• _Work required_:
Retype the opening lines of the data exactly, stopping after the line that contains "XAxis, YAxis, CartesianGrid". Skip every picture.

• _Recorded data_:
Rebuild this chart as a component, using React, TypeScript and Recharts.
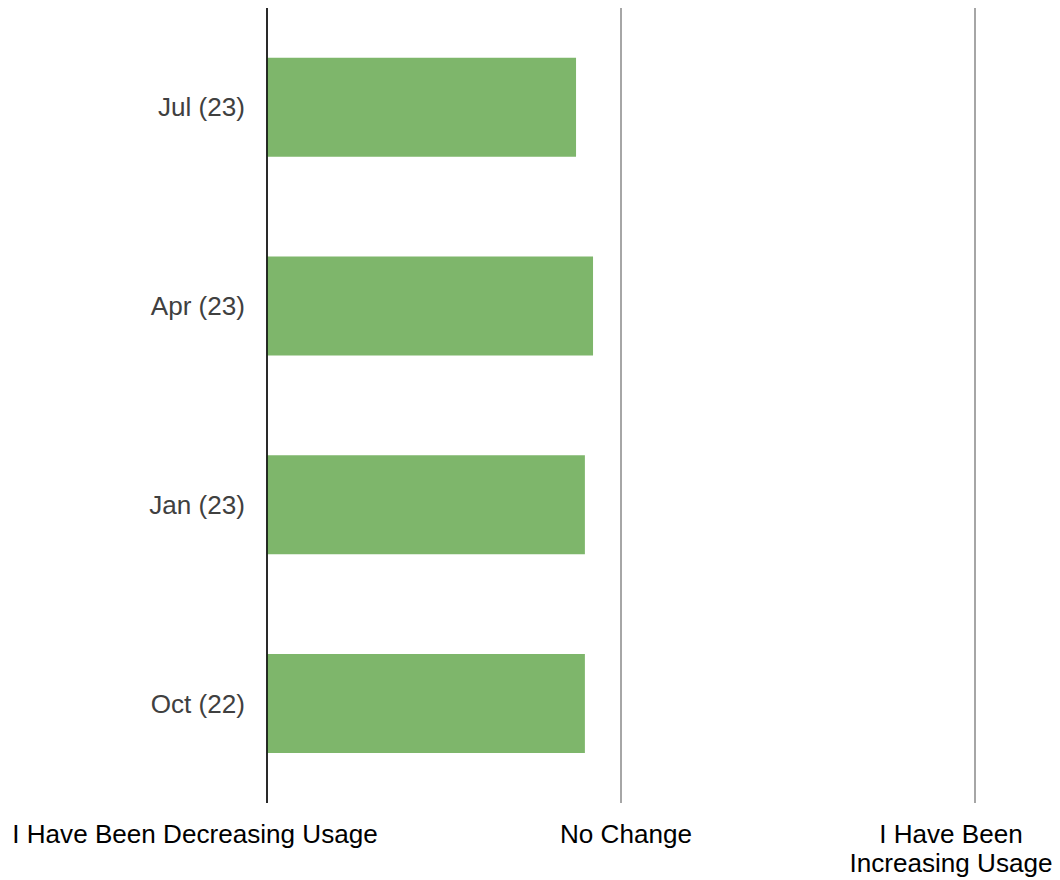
import React from 'react';
import { BarChart, Bar, XAxis, YAxis, CartesianGrid } from 'recharts';

const categories = ['Jul (23)', 'Apr (23)', 'Jan (23)', 'Oct (22)'];
const usageValues = [1.873, 1.921, 1.898, 1.898];
const xTickValues = [1, 2, 3];
const xTickLabels = [
  ['I Have Been Decreasing Usage'],
  ['No Change'],
  ['I Have Been', 'Increasing Usage'],
];

const data = categories.map((c, i) => ({ name: c, value: usageValues[i] }));

const FONT = '"Liberation Sans", Arial, sans-serif';
const FS = 26.1;
const labelShift = [-72, 5, -24];

const XTick = (props: any) => {
  const { x, y, payload, index } = props;
  const lines = xTickLabels[index] || [String(payload.value)];
  const cx = x + (labelShift[index] || 0);
  return (
    <text x={cx} y={y} textAnchor="middle" fontFamily={FONT} fontSize={FS} fill="#000">
      {lines.map((l: string, i: number) => (
        <tspan key={i} x={cx} dy={i === 0 ? 32 : 29}>
          {l}
        </tspan>
      ))}
    </text>
  );
};

const YTick = (props: any) => {
  const { x, y, payload } = props;
  return (
    <text x={x} y={y} dy={9} textAnchor="end" fontFamily={FONT} fontSize={FS} fill="#404040">
      {payload.value}
    </text>
  );
};

export default function App() {
  return (
    <BarChart
      width={1052}
      height={872}
      data={data}
      layout="vertical"
      margin={{ top: 0, right: 85, bottom: 0, left: 0 }}
      barCategoryGap="25%"
      style={{ overflow: 'visible' }}
    >
      <CartesianGrid horizontal={false} stroke="#a6a6a6" strokeWidth={2} />
      <XAxis
        type="number"
        domain={[1, 3]}
        ticks={xTickValues}
        axisLine={false}
        tickLine={false}
        height={77}
        tick={<XTick />}
        interval={0}
      />
      <YAxis
        type="category"
        dataKey="name"
        width={259}
        axisLine={{ stroke: '#000', strokeWidth: 1.5 }}
        tickLine={false}
        tick={<YTick />}
        tickMargin={16}
      />
      <Bar dataKey="value" fill="#7EB66B" isAnimationActive={false} />
    </BarChart>
  );
}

• _Answer_:
Rebuild this chart as a component, using React, TypeScript and Recharts.
import React from 'react';
import { BarChart, Bar, XAxis, YAxis, CartesianGrid } from 'recharts';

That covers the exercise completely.